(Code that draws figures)
━━━━━━━━━━━━━━━━━━━━━━━━━━━━━━
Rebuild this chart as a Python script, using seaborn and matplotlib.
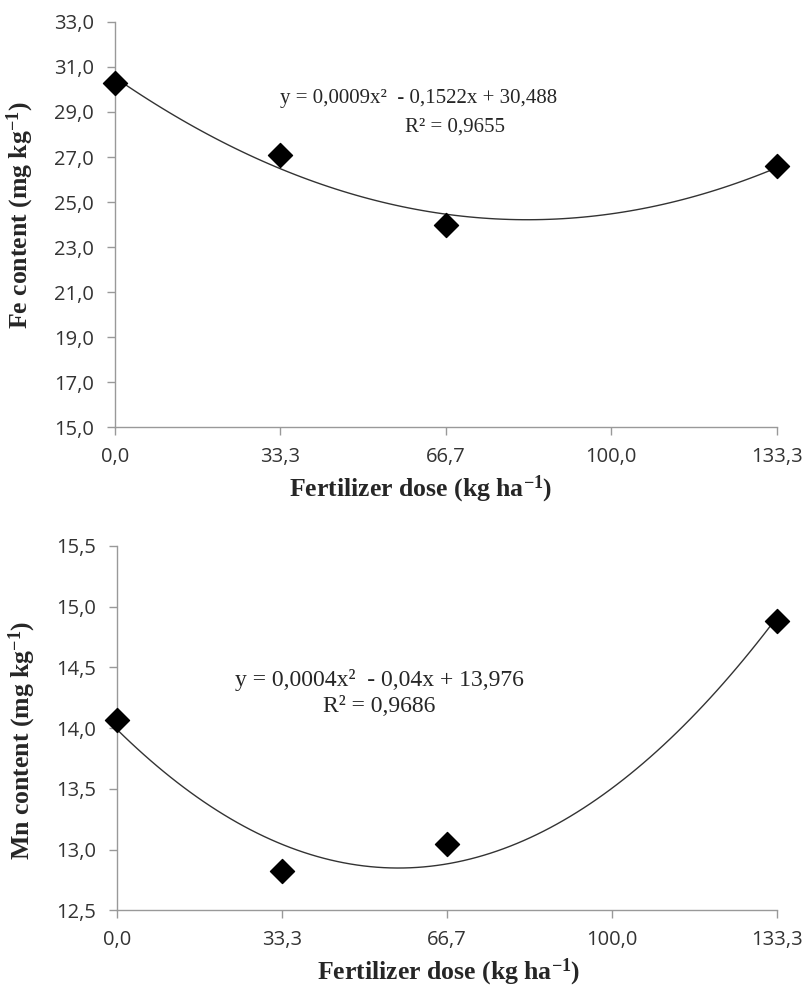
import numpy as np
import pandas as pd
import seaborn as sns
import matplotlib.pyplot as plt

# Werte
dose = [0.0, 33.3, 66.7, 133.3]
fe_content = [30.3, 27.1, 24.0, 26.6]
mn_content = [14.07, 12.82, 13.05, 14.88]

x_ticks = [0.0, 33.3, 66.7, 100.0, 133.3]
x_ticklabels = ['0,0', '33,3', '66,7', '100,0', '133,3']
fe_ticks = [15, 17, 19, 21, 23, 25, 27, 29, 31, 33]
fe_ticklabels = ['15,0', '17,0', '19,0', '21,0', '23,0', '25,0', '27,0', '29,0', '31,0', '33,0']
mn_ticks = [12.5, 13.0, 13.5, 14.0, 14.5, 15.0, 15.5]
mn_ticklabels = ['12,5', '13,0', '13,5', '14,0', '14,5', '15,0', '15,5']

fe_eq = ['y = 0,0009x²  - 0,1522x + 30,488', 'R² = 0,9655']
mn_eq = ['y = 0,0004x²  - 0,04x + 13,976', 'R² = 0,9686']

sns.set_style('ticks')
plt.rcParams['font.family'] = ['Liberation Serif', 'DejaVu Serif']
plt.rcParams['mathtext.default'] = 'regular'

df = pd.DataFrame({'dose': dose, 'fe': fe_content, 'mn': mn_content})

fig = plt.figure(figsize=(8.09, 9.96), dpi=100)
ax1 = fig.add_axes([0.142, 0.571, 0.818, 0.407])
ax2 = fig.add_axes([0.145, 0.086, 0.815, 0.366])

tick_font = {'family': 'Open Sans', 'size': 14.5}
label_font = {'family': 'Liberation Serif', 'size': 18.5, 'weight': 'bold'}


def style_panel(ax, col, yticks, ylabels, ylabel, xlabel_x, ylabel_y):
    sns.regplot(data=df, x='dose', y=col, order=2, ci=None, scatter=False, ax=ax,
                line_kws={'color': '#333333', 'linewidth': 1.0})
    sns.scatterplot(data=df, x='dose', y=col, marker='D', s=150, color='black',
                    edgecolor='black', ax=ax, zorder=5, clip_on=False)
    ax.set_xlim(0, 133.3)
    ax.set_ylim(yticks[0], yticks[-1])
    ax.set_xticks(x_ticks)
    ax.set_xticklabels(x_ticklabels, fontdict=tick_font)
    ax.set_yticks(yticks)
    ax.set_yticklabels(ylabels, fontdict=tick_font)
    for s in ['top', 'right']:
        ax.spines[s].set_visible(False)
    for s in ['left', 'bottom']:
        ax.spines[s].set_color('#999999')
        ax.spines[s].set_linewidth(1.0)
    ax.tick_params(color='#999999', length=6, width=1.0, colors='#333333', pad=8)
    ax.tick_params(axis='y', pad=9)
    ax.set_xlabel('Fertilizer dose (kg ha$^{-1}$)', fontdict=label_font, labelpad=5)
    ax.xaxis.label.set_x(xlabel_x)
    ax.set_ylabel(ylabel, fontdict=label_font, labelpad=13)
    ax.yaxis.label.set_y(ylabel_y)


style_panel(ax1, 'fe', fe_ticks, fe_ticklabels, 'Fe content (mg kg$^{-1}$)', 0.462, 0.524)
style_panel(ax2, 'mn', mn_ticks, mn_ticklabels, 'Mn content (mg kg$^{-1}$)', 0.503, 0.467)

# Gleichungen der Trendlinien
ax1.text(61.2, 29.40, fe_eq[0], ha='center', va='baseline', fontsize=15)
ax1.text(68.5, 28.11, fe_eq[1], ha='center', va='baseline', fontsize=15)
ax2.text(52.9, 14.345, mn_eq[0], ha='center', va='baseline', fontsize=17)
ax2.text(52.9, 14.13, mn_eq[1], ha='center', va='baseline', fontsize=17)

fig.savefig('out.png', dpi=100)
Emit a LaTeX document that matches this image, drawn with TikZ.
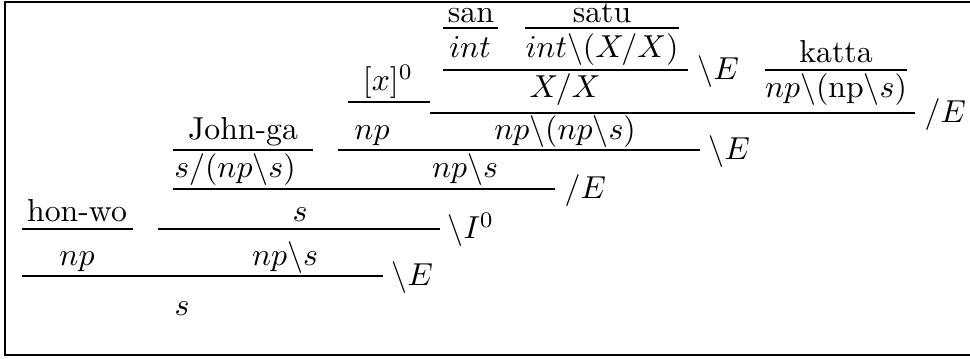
━━━━━━━━━━━━━━━━━━━━━━━━━━━━━━
### What you are asked to do
Retype each record exactly as it stands, but do not include the pictures.

### Answer to this problem
Rebuild this chart as a Python script, using seaborn and matplotlib.
import numpy as np
import pandas as pd
import seaborn as sns
import matplotlib.pyplot as plt

# Werte
dose = [0.0, 33.3, 66.7, 133.3]
fe_content = [30.3, 27.1, 24.0, 26.6]
mn_content = [14.07, 12.82, 13.05, 14.88]

x_ticks = [0.0, 33.3, 66.7, 100.0, 133.3]
x_ticklabels = ['0,0', '33,3', '66,7', '100,0', '133,3']
fe_ticks = [15, 17, 19, 21, 23, 25, 27, 29, 31, 33]
fe_ticklabels = ['15,0', '17,0', '19,0', '21,0', '23,0', '25,0', '27,0', '29,0', '31,0', '33,0']
mn_ticks = [12.5, 13.0, 13.5, 14.0, 14.5, 15.0, 15.5]
mn_ticklabels = ['12,5', '13,0', '13,5', '14,0', '14,5', '15,0', '15,5']

fe_eq = ['y = 0,0009x²  - 0,1522x + 30,488', 'R² = 0,9655']
mn_eq = ['y = 0,0004x²  - 0,04x + 13,976', 'R² = 0,9686']

sns.set_style('ticks')
plt.rcParams['font.family'] = ['Liberation Serif', 'DejaVu Serif']
plt.rcParams['mathtext.default'] = 'regular'

df = pd.DataFrame({'dose': dose, 'fe': fe_content, 'mn': mn_content})

fig = plt.figure(figsize=(8.09, 9.96), dpi=100)
ax1 = fig.add_axes([0.142, 0.571, 0.818, 0.407])
ax2 = fig.add_axes([0.145, 0.086, 0.815, 0.366])

tick_font = {'family': 'Open Sans', 'size': 14.5}
label_font = {'family': 'Liberation Serif', 'size': 18.5, 'weight': 'bold'}


def style_panel(ax, col, yticks, ylabels, ylabel, xlabel_x, ylabel_y):
    sns.regplot(data=df, x='dose', y=col, order=2, ci=None, scatter=False, ax=ax,
                line_kws={'color': '#333333', 'linewidth': 1.0})
    sns.scatterplot(data=df, x='dose', y=col, marker='D', s=150, color='black',
                    edgecolor='black', ax=ax, zorder=5, clip_on=False)
    ax.set_xlim(0, 133.3)
    ax.set_ylim(yticks[0], yticks[-1])
    ax.set_xticks(x_ticks)
    ax.set_xticklabels(x_ticklabels, fontdict=tick_font)
    ax.set_yticks(yticks)
    ax.set_yticklabels(ylabels, fontdict=tick_font)
    for s in ['top', 'right']:
        ax.spines[s].set_visible(False)
    for s in ['left', 'bottom']:
        ax.spines[s].set_color('#999999')
        ax.spines[s].set_linewidth(1.0)
    ax.tick_params(color='#999999', length=6, width=1.0, colors='#333333', pad=8)
    ax.tick_params(axis='y', pad=9)
    ax.set_xlabel('Fertilizer dose (kg ha$^{-1}$)', fontdict=label_font, labelpad=5)
    ax.xaxis.label.set_x(xlabel_x)
    ax.set_ylabel(ylabel, fontdict=label_font, labelpad=13)
    ax.yaxis.label.set_y(ylabel_y)


style_panel(ax1, 'fe', fe_ticks, fe_ticklabels, 'Fe content (mg kg$^{-1}$)', 0.462, 0.524)
style_panel(ax2, 'mn', mn_ticks, mn_ticklabels, 'Mn content (mg kg$^{-1}$)', 0.503, 0.467)

# Gleichungen der Trendlinien
ax1.text(61.2, 29.40, fe_eq[0], ha='center', va='baseline', fontsize=15)
ax1.text(68.5, 28.11, fe_eq[1], ha='center', va='baseline', fontsize=15)
ax2.text(52.9, 14.345, mn_eq[0], ha='center', va='baseline', fontsize=17)
ax2.text(52.9, 14.13, mn_eq[1], ha='center', va='baseline', fontsize=17)

fig.savefig('out.png', dpi=100)
Emit a LaTeX document that matches this image, drawn with TikZ.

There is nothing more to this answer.